If Hong Kong had a problem of dependency culture, with the bulk of welfare benefits going to people who would rather live on handouts than work, there would be every justification to cut down on welfare. But there is little evidence for this.

Instead, the year has been punctuated by the suicides of unemployed workers too ashamed to admit their plight. Joblessness remains a stigma, even if it is as a direct result of regional economic turmoil.

What then is the justification for seeking to cut payments to single parents and larger families who qualify for more than $12,000 a month? It is important to remember that only 11 per cent of the welfare budget goes to the unemployed and only some 9.6 per cent goes to single parents.

Welfare benefits are meant to provide a safety net for the needy and obviously it is wrong to give people more money than they previously earned by working. And it is true that larger families face only marginally higher expenses in items such as gas or electricity.

But many single parents are fathers caring for mainland children, most of whom are sent here for schooling before they reach five years old, and need constant care.

When the economy picks up, the Government must keep up pressure for priority entry for mothers.
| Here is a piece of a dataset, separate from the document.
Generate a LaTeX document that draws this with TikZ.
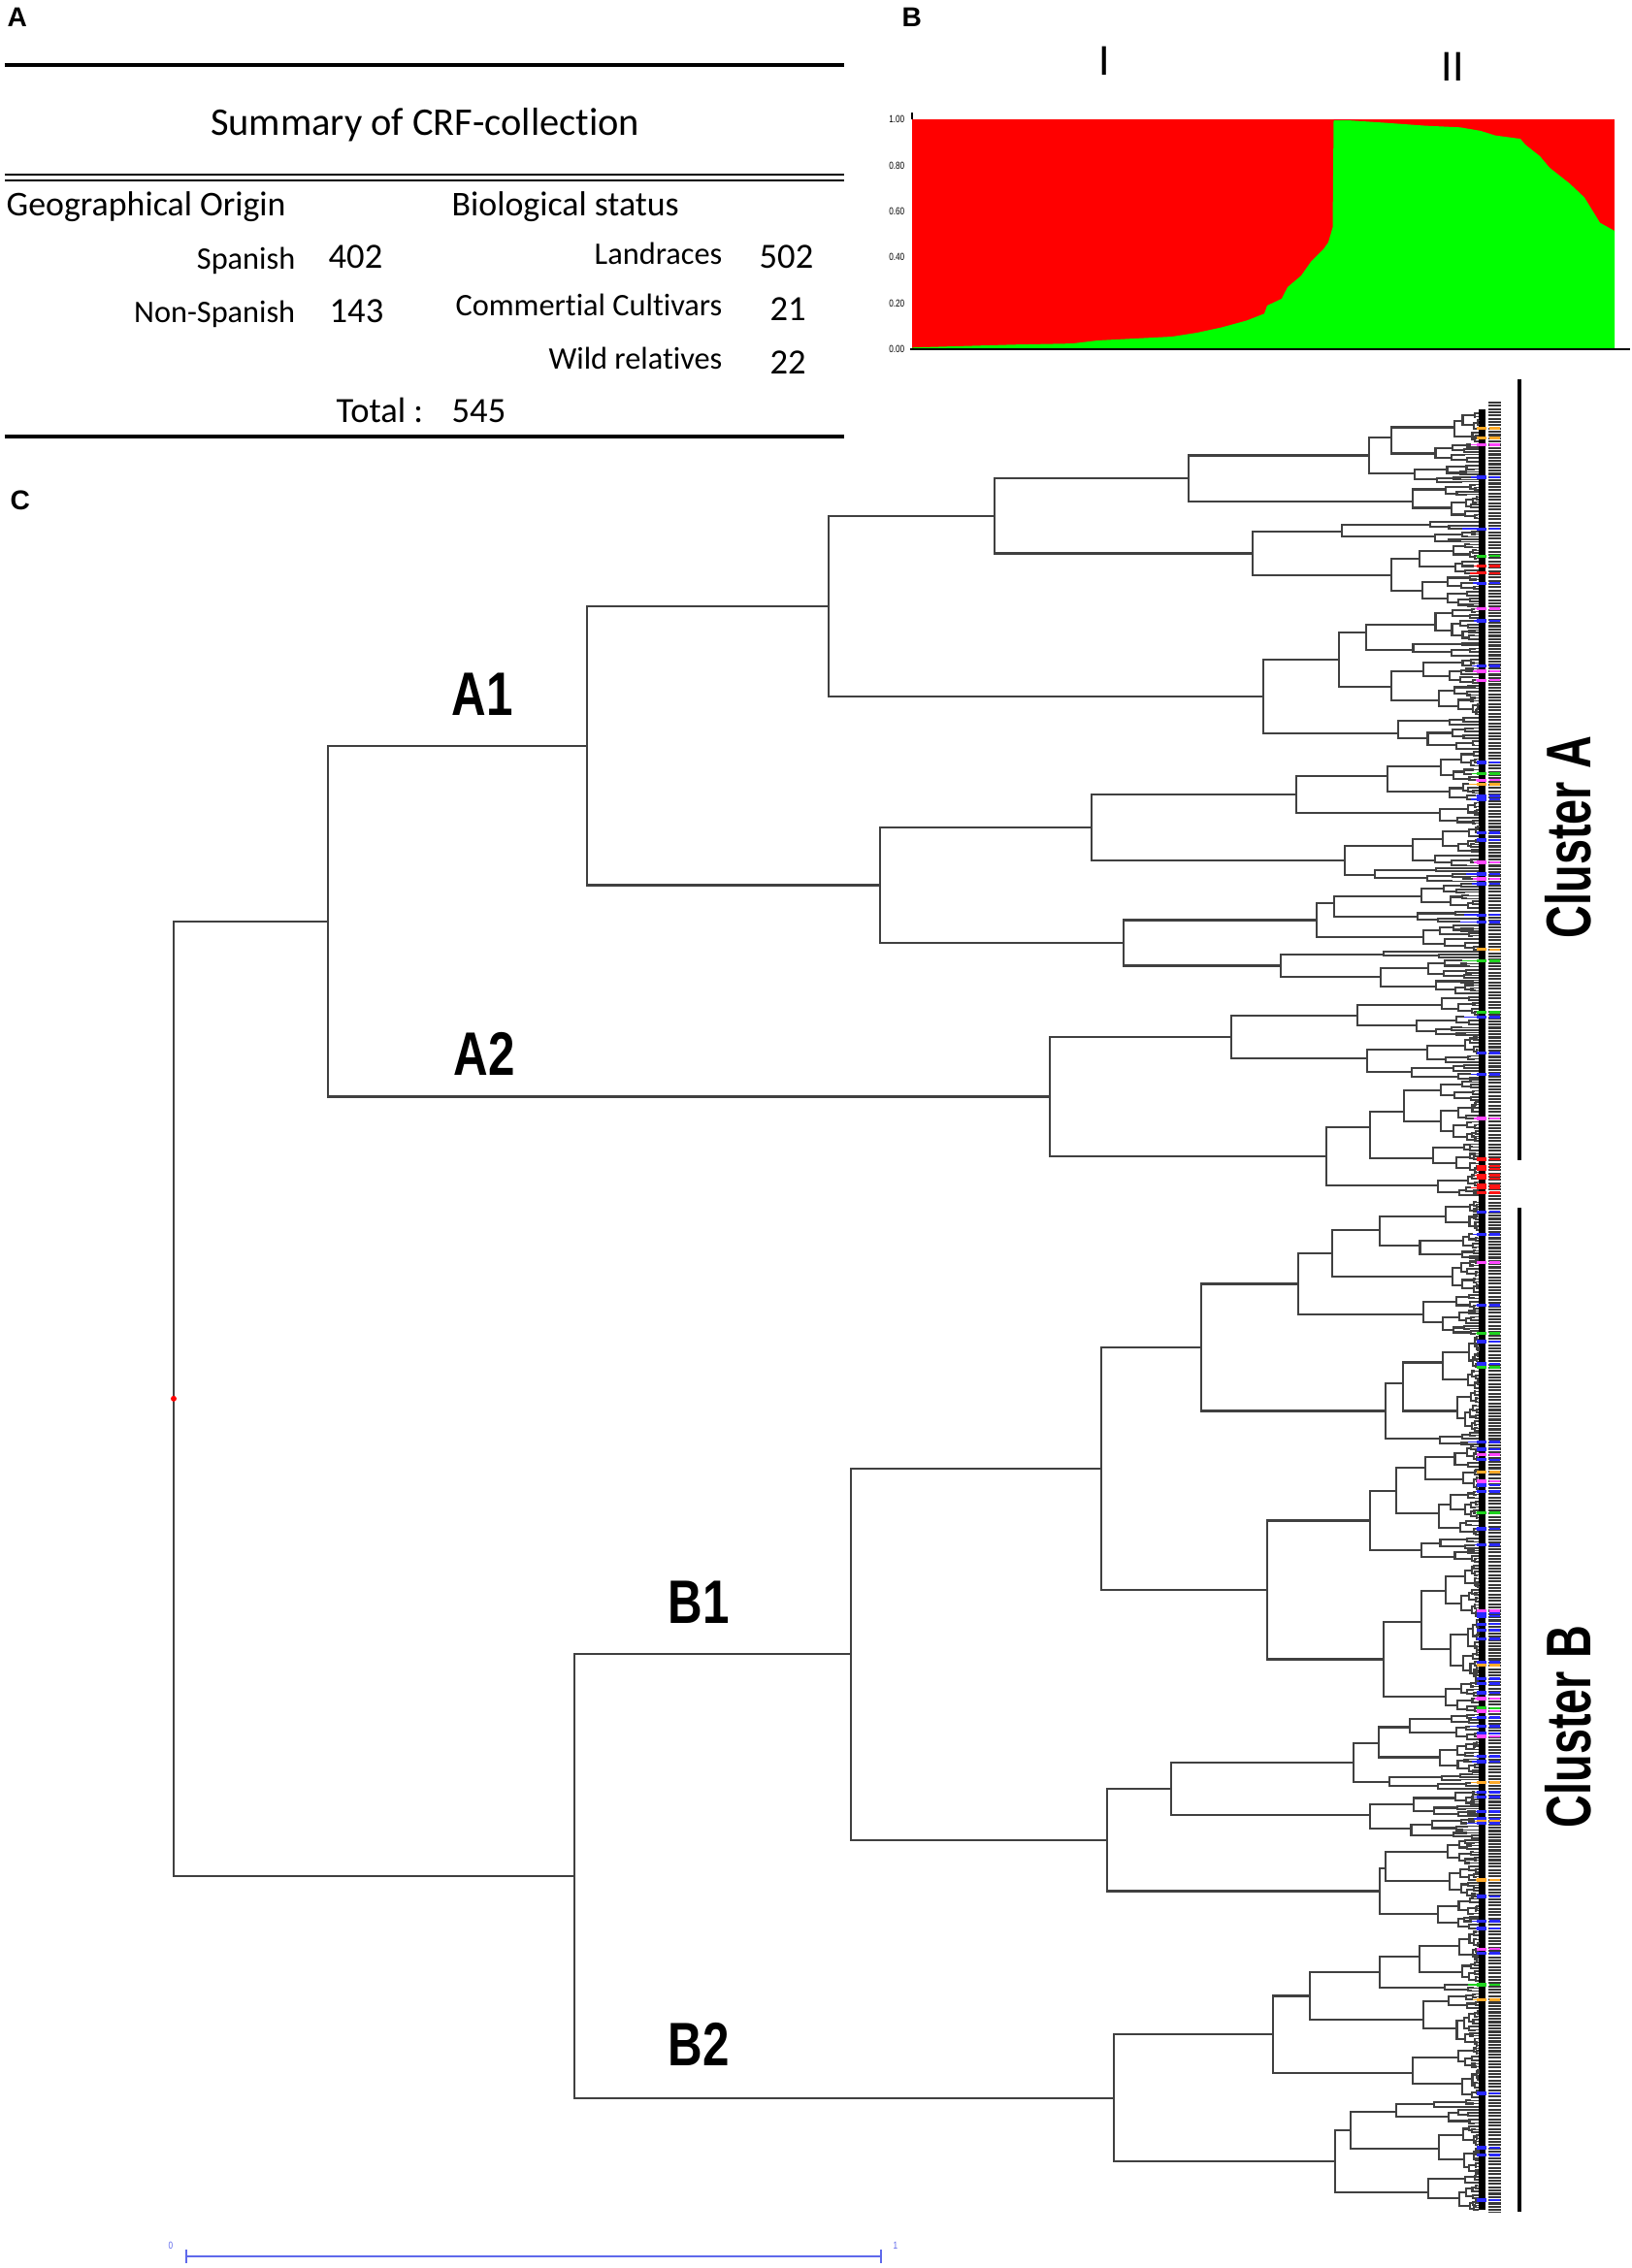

That would give children a proper home life, plus an opportunity for fathers to be breadwinners.

People on social security are always a convenient target on which the public can work out their anxieties. But there is no doubt that larger economies could be asked from those at the other end of the economic scale.

Certainly, welfare cheats do exist, but they tend to be found in subsidised housing, running private companies, with a Mercedes in the parking lot and luxury property rented out elsewhere.

Over half the $13 billion welfare budget goes to the elderly, and anyone who thinks that they too are over-indulged, should take a look in the streets and ask why they see so many old people pushing handcarts round, picking up cardboard.

This is a problem which the Government is only just beginning to get to grips with. And yet the problem of economic support for the aged in an advanced society is by far the most urgent welfare issue.